Der dicke Knirps war schon eingeschlafen und lag ausgestreckt vor einem zum Bersten vollgepackten Segeltuchrucksack. »Kleines Missverständnis«, sagte Beatrice. »Mein Mann verreist, nicht ich.«

»Sie bleiben zu Hause bei den Kindern, hm?«

»Wir haben keine«, sagte Beatrice. »Noch nicht.«

»Tun Sie sich einen Gefallen«, seufzte der Mann. »Lassen Sie’s. Verzichten Sie drauf.«

»Ach, das meinen Sie nicht ernst«, sagte Beatrice, und Peter, der sah, dass der Mann eine flotte Erwiderung auf der Zunge hatte, sagte: »Zumindest nicht richtig

Und so ging die Unterhaltung weiter. Beatrice und Peter fanden ihren Rhythmus und zogen perfekt am selben Strang. Sie hatten das schon viele Hundert Mal gemacht. Unterhaltung, echte, zwanglose Unterhaltung, aber mit dem Potenzial, zu etwas viel Bedeutsamerem zu werden, falls man auf Jesus zu sprechen kommen konnte. Vielleicht ergab sich dieser Augenblick, vielleicht auch nicht. Vielleicht würden sie auch nur zum Abschied »Gott segne Sie« sagen, und damit hätte es sich. Nicht jede Begegnung konnte einschneidend sein. Manche Unterhaltungen waren schlicht ein Austausch von freundlichen Atemzügen.

Im Laufe dieses fast aufgezwungenen Austauschs entspannten sich die beiden Fremden unwillkürlich. Nach wenigen Minuten lachten sie sogar. Sie waren aus Merton, er litt an Depressionen, sie an Diabetes, beide arbeiteten in einem großen Geschäft für Haushaltswaren, für diesen Urlaub hatten sie ein Jahr lang gespart. Sie schienen nicht allzu intelligent und nicht sonderlich spannend. Die Frau hatte ein unschön prustendes Lachen, und das Aftershave des Manns stank fürchterlich nach Moschus. Sie waren Menschen und kostbar in den Augen Gottes.

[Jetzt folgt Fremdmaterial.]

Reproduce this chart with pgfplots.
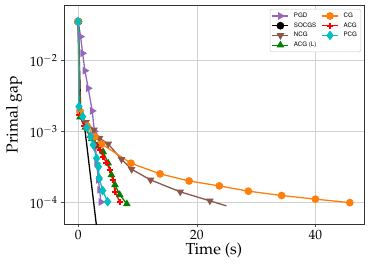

»Ich muss langsam zum Boarding«, sagte Peter schließlich.

Beatrice kauerte noch am Boden, der Kopf des fremden Kindes ruhte auf ihrem Oberschenkel. Tränen standen ihr in den Augen.

»Wenn ich mit zur Sicherheitskontrolle komme«, sagte sie, »und wir uns da umarmen, ehe du durchgehst, Ehrenwort, dann pack ich das nicht. Ich raste aus und mache eine Szene. Bitte, wir sollten uns hier verabschieden.«

Peter zerriss es das Herz. Was im Gebetsraum als großes Abenteuer erschienen war, wurde jetzt zum schweren Opfer. Er klammerte sich an die Worte des Apostels: Verrichte dein Werk als Verkünder des Evangeliums, erfülle treu deinen Dienst! Denn ich werde schon geopfert und die Zeit meines Aufbruchs ist nahe.

Er bückte sich, und Beatrice umfasste mit einer Hand sein Genick und gab ihm einen kurzen, derben Kuss auf die Lippen. Benommen richtete er sich auf. Das ganze Drumherum mit den Fremden – jetzt wurde ihm klar, dass sie es eigens so eingerichtet hatte.

»Ich schreib dir«, versprach er.

Sie nickte – eine Bewegung, die ihr die Tränen auf die Wangen rollen ließ.

Mit schnellen Schritten ging er zum Abflug. Vierzig Minuten später war er in den Wolken.